Le voile dit islamique, qui était combattu à défaut d’être totalement interdit par le régime de Ben Ali a fait un retour spectaculaire en Tunisie. Une décision du gouvernement de transition va pour ainsi dire le «légaliser».
«Le ministère de l’Intérieur autorisera prochainement la délivrance d’une carte d’identité nationale aux femmes qui portent le voile sur leurs photos d’identité», vient d’annoncer un communiqué du ministère, cité par l’agence officielle Tap.
Un cadeau de bienvenue de Habib Essid?
Certains observateurs ont, à tort ou à raison, fait un lien entre la nomination d’un nouveau ministre de l’Intérieur, Habib Essid, et cette décision qui a surpris plus d’un, tant l’interdiction du voile dans les lieux publics était considéré comme une composante essentielle du projet de société progressiste et moderne de la Tunisie.
Le nouveau locataire de la bâtisse grise de l’avenue Habib Bourguiba a-t-il cherché par ce geste d’ouverture en direction des islamistes à les rabibocher et à faire accepter son accession à ce poste, contestée par certaines forces politiques, qui soulignent son passé dans l’administration tunisienne sous Ben Ali?

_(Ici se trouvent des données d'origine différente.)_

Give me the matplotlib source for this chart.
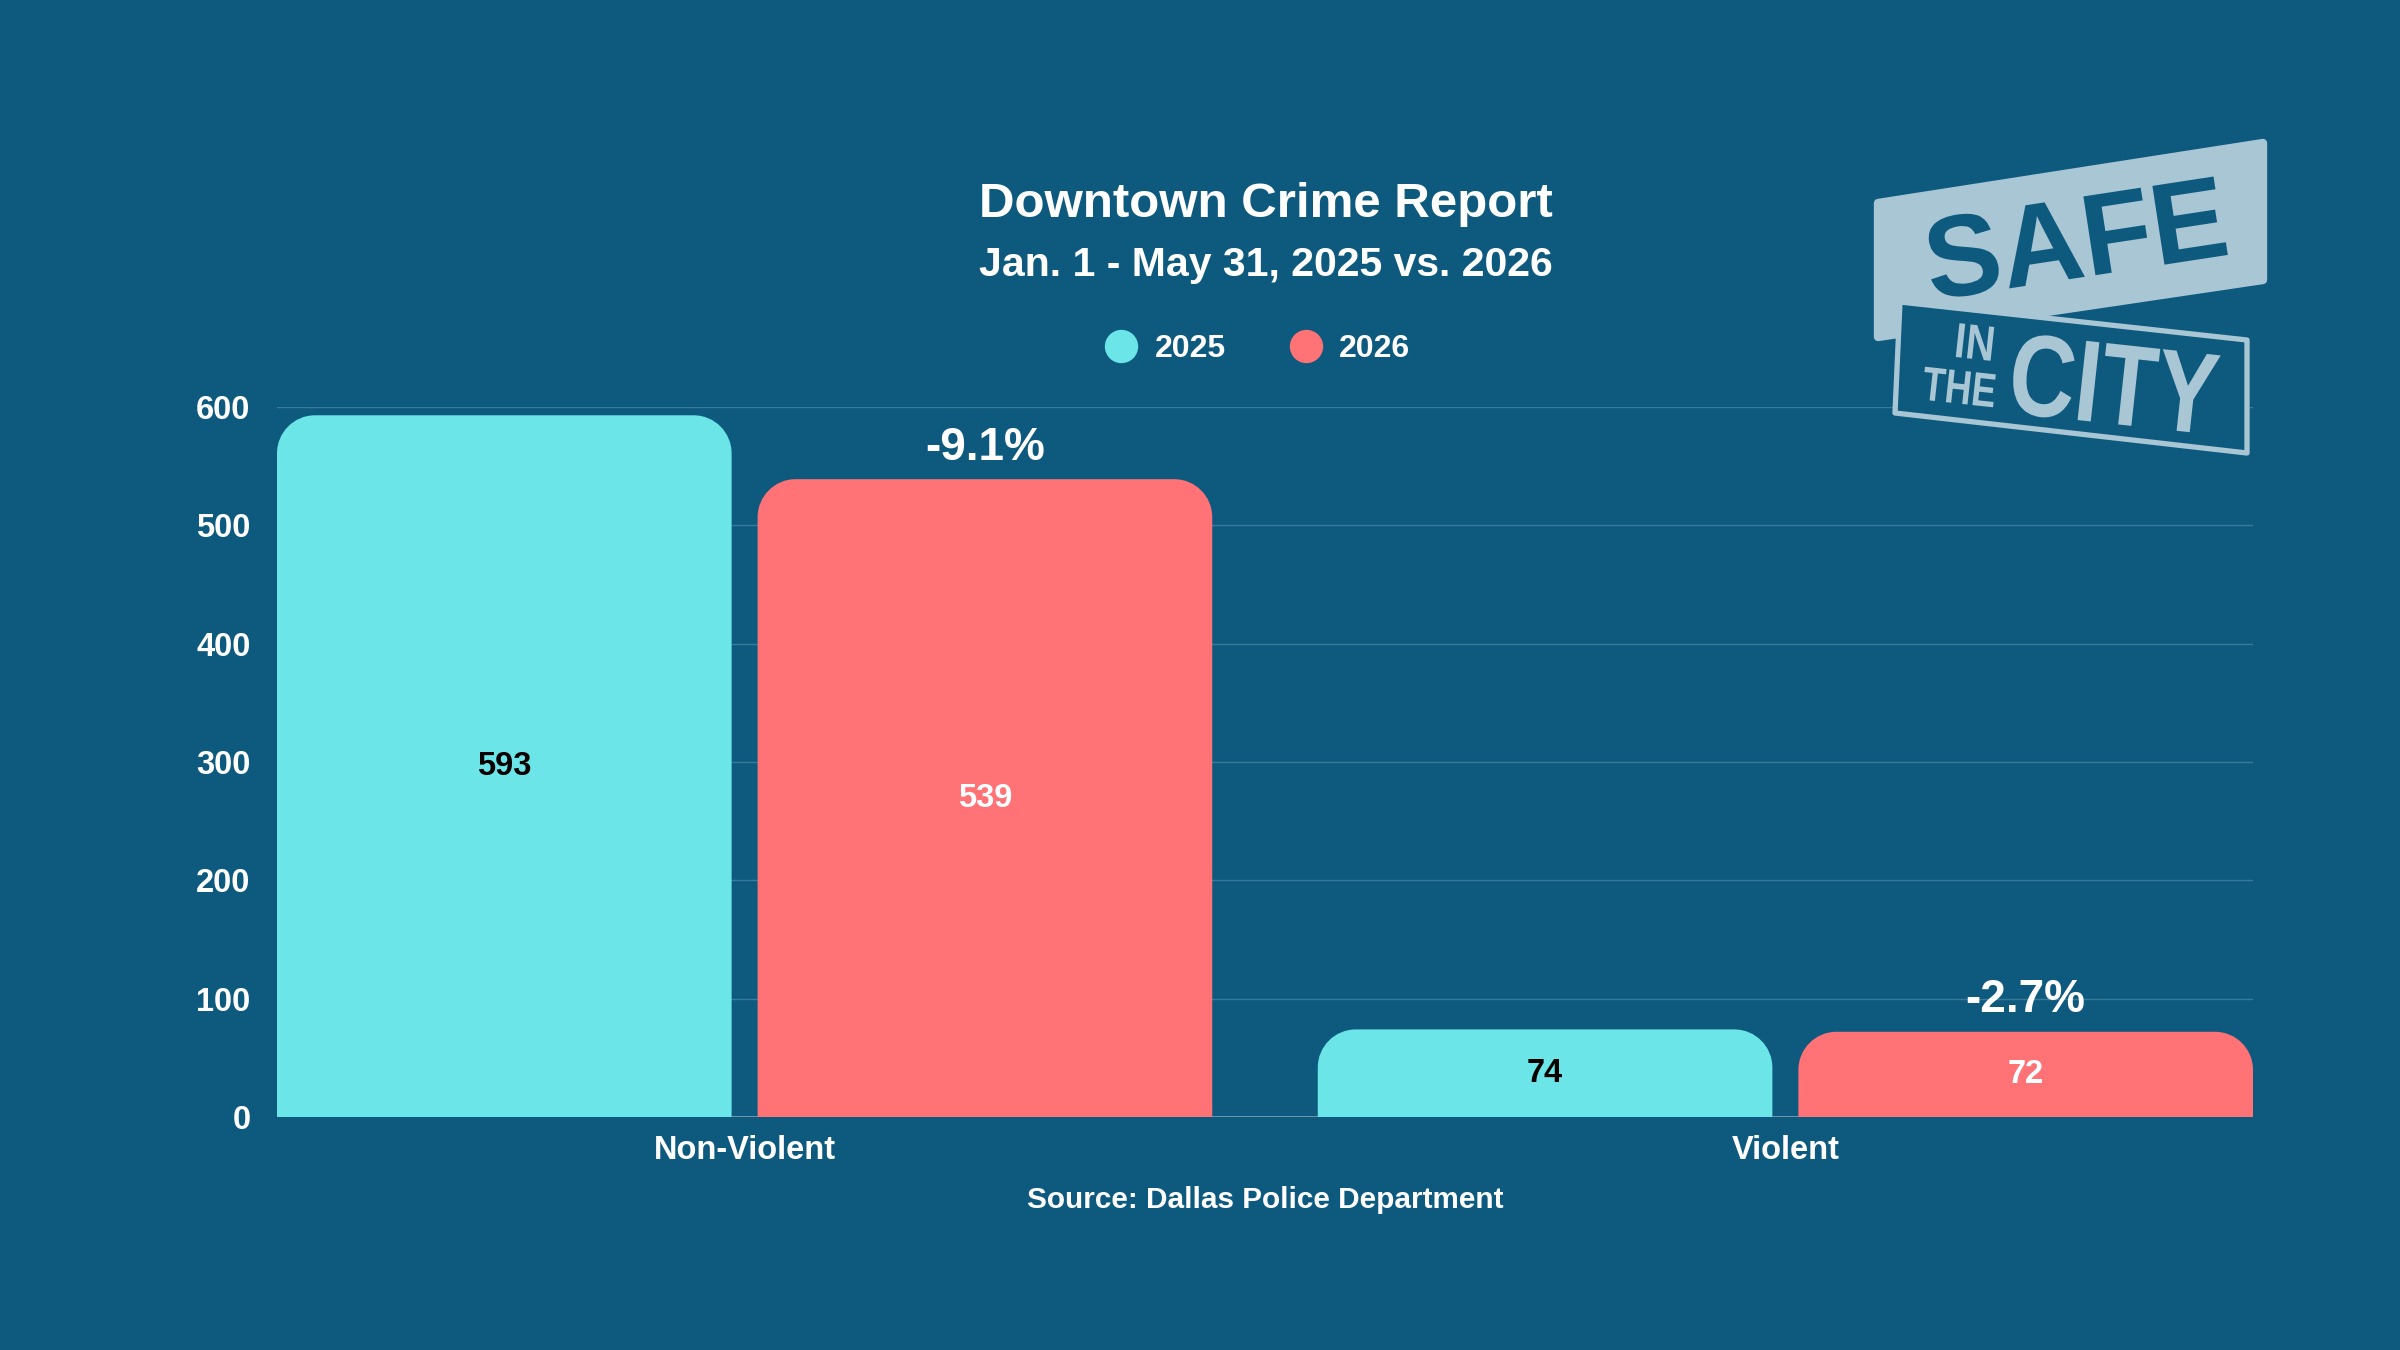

M. Essid était, rappelons-le, le chef de cabinet d’Abdallah Kallel, l’ex-ministre de l’Intérieur aujourd’hui incarcéré et poursuivi par la justice. La question peut être posée. Et c’est aux responsables du ministère d’y répondre.
Quoi qu’il en soit, techniquement, le ministère a préparé une modification d’un décret de 1993 «qui sera adoptée dans les prochains jours, et selon laquelle les femmes devront montrer leurs visages et leurs yeux sur les photos d’identité; ce qui autorise les photos de femmes voilées», le voile cachant uniquement leurs cheveux.
Le respect effectif des libertés publiques et individuelles
«Cette mesure s’inscrit dans le droit-fil des réformes engagées en vue de consacrer les principes et valeurs de la révolution tunisienne et de garantir le respect effectif des libertés publiques et individuelles», poursuit le ministère.
Les hommes ont le droit de porter la barbe sur leurs photos de carte d’identité depuis le 12 février. Auparavant, ils devaient être glabres sur ces documents.
La Tunisie fait figure d’exception dans le monde arabe pour les droits qu'elle a accordés dès 1956 aux femmes avec le Code de statut personnel (Csp). Promulgué dès 1956, ce texte pionnier dans le monde arabo-islamique abolit notamment la polygamie et la répudiation.
Légalisé le 1er mars après la chute du régime de Ben Ali le 14 janvier, le mouvement islamiste tunisien Ennahda a affirmé de son côté qu’il ne s’opposait pas au Csp, tout en défendant le voile islamique.
«Nous ne trouvons rien dans le Code du statut personnel qui soit en contradiction avec nos convictions, nos principes et nos valeurs», avait déclaré le 8 mars à l’Afp Noureddine Bhiri, membre du bureau politique d’Ennahda, à l’occasion de la Journée mondiale de la femme. Mais malgré ces assurances, des organisations de défense des droits de la femme s’inquiètent d’une possible remise en cause du Csp.
«Il n’est pas question de faire des concessions sur nos acquis, ni d’accepter l’obscurantisme de ceux qui veulent nous ramener 14 siècles en arrière», a ainsi déclaré à la mi-mars la militante Fathia Baazi, lors d’une conférence «pour l'égalité et la citoyenneté» organisée par quatre Ong, dont l’Association tunisienne des femmes démocrates (Atfd), qui n’a pas encore réagi à la dernière décision du ministère de l’Intérieur.